Yes, I’ve learned to question everything about myself: my thoughts, my beliefs, my behavior, my feelings, my speech. Everything. And I’ve come to realize that there’s a big difference between who I would like to be, who I think I am and who I really am. I’m vegan, yet sometimes when making nutella crepes for my kid, I’d have a bite.Or two. Maybe a whole one. I’m against consumerism, but sometimes I would walk into a store and buy an expensive bikini, and a cute pair of shorts. I try to live with an open heart every single day, but no matter how hard I try, there are people I just can’t love. People I can’t forgive. People I just can’t stand. People I avoid. I practice yoga everyday, on and off the mat, but sometimes I just can’t tame my mind. And honestly,I don’t want to. I want to let it be. Just the way it is. Wild, tormented, restless. And yes, sometimes I lie. Always to protect myself, never to hurt people. But that’s no excuse. A lie is a lie. I preach non-attachment, yet I still have a hard time letting go (even if it gets easier with time). Does this mean I’m some kind of hypocrite? Does this mean I lack integrity? Or does this mean I’m just human? Perfect in my own imperfections? I don’t know, I have no answer to that.

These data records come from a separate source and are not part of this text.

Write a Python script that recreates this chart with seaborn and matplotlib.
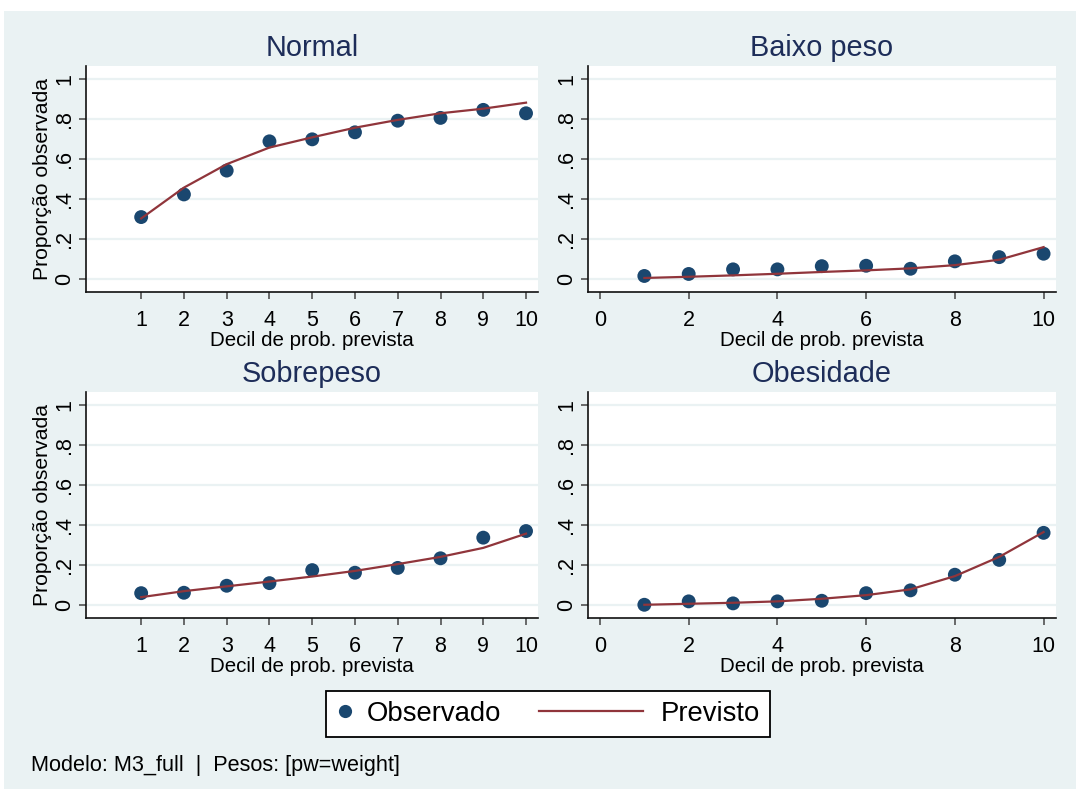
import numpy as np
import pandas as pd
import matplotlib
matplotlib.use("Agg")
import matplotlib.pyplot as plt
from matplotlib.lines import Line2D
from matplotlib.patches import Rectangle
from matplotlib.legend_handler import HandlerLine2D
import seaborn as sns

plt.rcParams['font.family'] = ['Liberation Sans', 'DejaVu Sans']

# ---- data: observed vs predicted proportion by decile of predicted probability
deciles = [1, 2, 3, 4, 5, 6, 7, 8, 9, 10]

obs_normal = [0.311, 0.424, 0.543, 0.689, 0.699, 0.734, 0.792, 0.806, 0.846, 0.829]
prev_normal = [0.304, 0.458, 0.575, 0.658, 0.709, 0.757, 0.796, 0.829, 0.852, 0.882]

obs_baixo = [0.017, 0.027, 0.050, 0.050, 0.066, 0.068, 0.053, 0.090, 0.111, 0.128]
prev_baixo = [0.007, 0.013, 0.020, 0.028, 0.037, 0.045, 0.055, 0.071, 0.098, 0.161]

obs_sobre = [0.061, 0.063, 0.098, 0.111, 0.176, 0.163, 0.187, 0.235, 0.338, 0.371]
prev_sobre = [0.041, 0.071, 0.095, 0.119, 0.144, 0.172, 0.206, 0.242, 0.287, 0.358]

obs_obes = [0.003, 0.020, 0.010, 0.020, 0.023, 0.061, 0.075, 0.153, 0.227, 0.362]
prev_obes = [0.003, 0.008, 0.013, 0.020, 0.033, 0.051, 0.080, 0.146, 0.242, 0.366]

categories = ["Normal", "Baixo peso", "Sobrepeso", "Obesidade"]
observed = [obs_normal, obs_baixo, obs_sobre, obs_obes]
predicted = [prev_normal, prev_baixo, prev_sobre, prev_obes]

y_ticks = [0, 0.2, 0.4, 0.6, 0.8, 1.0]
y_ticklabels = ["0", ".2", ".4", ".6", ".8", "1"]
x_ticks_left = [1, 2, 3, 4, 5, 6, 7, 8, 9, 10]
x_ticks_right = [0, 2, 4, 6, 8, 10]

xlabel = "Decil de prob. prevista"
ylabel = "Proporção observada"
legend_labels = ["Observado", "Previsto"]
note = "Modelo: M3_full  |  Pesos: [pw=weight]"

frames = []
for cat, o, p in zip(categories, observed, predicted):
    frames.append(pd.DataFrame({"categoria": cat, "decil": deciles,
                                "observado": o, "previsto": p}))
df = pd.concat(frames, ignore_index=True)

# ---- styling
BG = "#EAF2F3"
NAVY = "#1A476F"
MAROON = "#90353B"
TITLE_C = "#1D2D59"

W, H = 1076, 789
fig = plt.figure(figsize=(W / 100, H / 100), dpi=100)
fig.patch.set_facecolor("white")
fig.patches.append(Rectangle((4 / W, 0), 1 - 4 / W, 1 - 11 / H,
                             transform=fig.transFigure, facecolor=BG,
                             edgecolor="none", zorder=-10))


def px_axes(left, top, right, bottom):
    return [left / W, 1 - bottom / H, (right - left) / W, (bottom - top) / H]


boxes = [px_axes(86, 66, 538, 292), px_axes(588, 66, 1056, 292),
         px_axes(86, 392, 538, 618), px_axes(588, 392, 1056, 618)]
xlims = [(-0.29, 10.28), (-0.27, 10.28), (-0.29, 10.28), (-0.27, 10.28)]

for i, cat in enumerate(categories):
    ax = fig.add_axes(boxes[i])
    sub = df[df["categoria"] == cat]
    ax.set_facecolor("white")
    for yt in y_ticks:
        ax.axhline(yt, color=BG, lw=1.6, zorder=0)
    sns.scatterplot(data=sub, x="decil", y="observado", ax=ax, color=NAVY,
                    s=100, edgecolor="none", zorder=3, legend=False)
    sns.lineplot(data=sub, x="decil", y="previsto", ax=ax, color=MAROON,
                 lw=1.6, zorder=4, legend=False)
    ax.set_xlim(*xlims[i])
    ax.set_ylim(-0.063, 1.065)
    left_col = (i % 2 == 0)
    ax.set_xticks(x_ticks_left if left_col else x_ticks_right)
    ax.set_xticklabels([str(v) for v in (x_ticks_left if left_col else x_ticks_right)])
    ax.set_yticks(y_ticks)
    ax.set_yticklabels(y_ticklabels, rotation=90, va="center")
    for s in ["top", "right"]:
        ax.spines[s].set_visible(False)
    for s in ["left", "bottom"]:
        ax.spines[s].set_color("#111111")
        ax.spines[s].set_linewidth(1.2)
    ax.tick_params(axis="both", direction="out", length=5.2, width=1.1,
                   color="#444444", labelsize=15.5, labelcolor="black")
    ax.tick_params(axis="x", pad=7.5)
    ax.tick_params(axis="y", pad=2.6)
    ax.set_xlabel(xlabel, fontsize=14.8, labelpad=0)
    if left_col:
        ax.set_ylabel(ylabel, fontsize=15.2, labelpad=1.5)
    else:
        ax.set_ylabel("")
    ax.set_title(cat, fontsize=20.8, color=TITLE_C, pad=7)
    ax.grid(False)


class LeftReachingLine(HandlerLine2D):
    """Draw the legend line so it extends to the left of its handle box."""

    def get_xdata(self, legend, xdescent, ydescent, width, height, fontsize):
        x1 = -xdescent + width - 0.25 * fontsize
        x0 = x1 - 3.75 * fontsize
        return [x0, x1], [(x0 + x1) / 2]


dot = Line2D([], [], ls="none", marker="o", markersize=9.5,
             markerfacecolor=NAVY, markeredgecolor="none")
line = Line2D([], [], color=MAROON, lw=1.6)
leg = fig.legend([dot, line], legend_labels, loc="center",
                 bbox_to_anchor=(548 / W, 1 - 714 / H), ncol=2,
                 fontsize=19.8, frameon=True, fancybox=False, framealpha=1,
                 edgecolor="black", handlelength=0.7, handletextpad=0.42,
                 columnspacing=4.7, borderpad=0.35, numpoints=1,
                 handler_map={line: LeftReachingLine(numpoints=1)})
leg.get_frame().set_linewidth(1.3)

fig.text(31 / W, 1 - 765 / H, note, fontsize=15.6, va="center", ha="left")

fig.savefig("out.png", dpi=100, facecolor=fig.get_facecolor())
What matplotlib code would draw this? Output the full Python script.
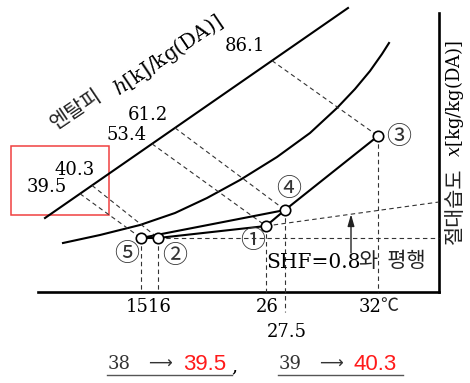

What I know though, is that it’s all good: no I’m not perfect, and yes,there’s plenty of room for improvement. Looking at my self with total honesty has taught me to accept myself. Just the way I am. Life is a process. We live this life to become stronger, wiser, better people. So yes, I spend a lot of time in my head. And because I do so, I know every single one of my flaws. I know where my inner demons hide. And I’m learning to correct them, tame them, one step at a time. Sometimes I make one step forward, two steps backwards. But it doesn’t matter, as long as I’m going in the right direction. And yes, I’ve also learned to be gentle with myself. There’s a lot of work to be done, and I’m pretty sure I’ll need a few more lives to achieve what needs to be achieved. But no need to rush, what matters most is waking up every single day being a better person than I was the day before.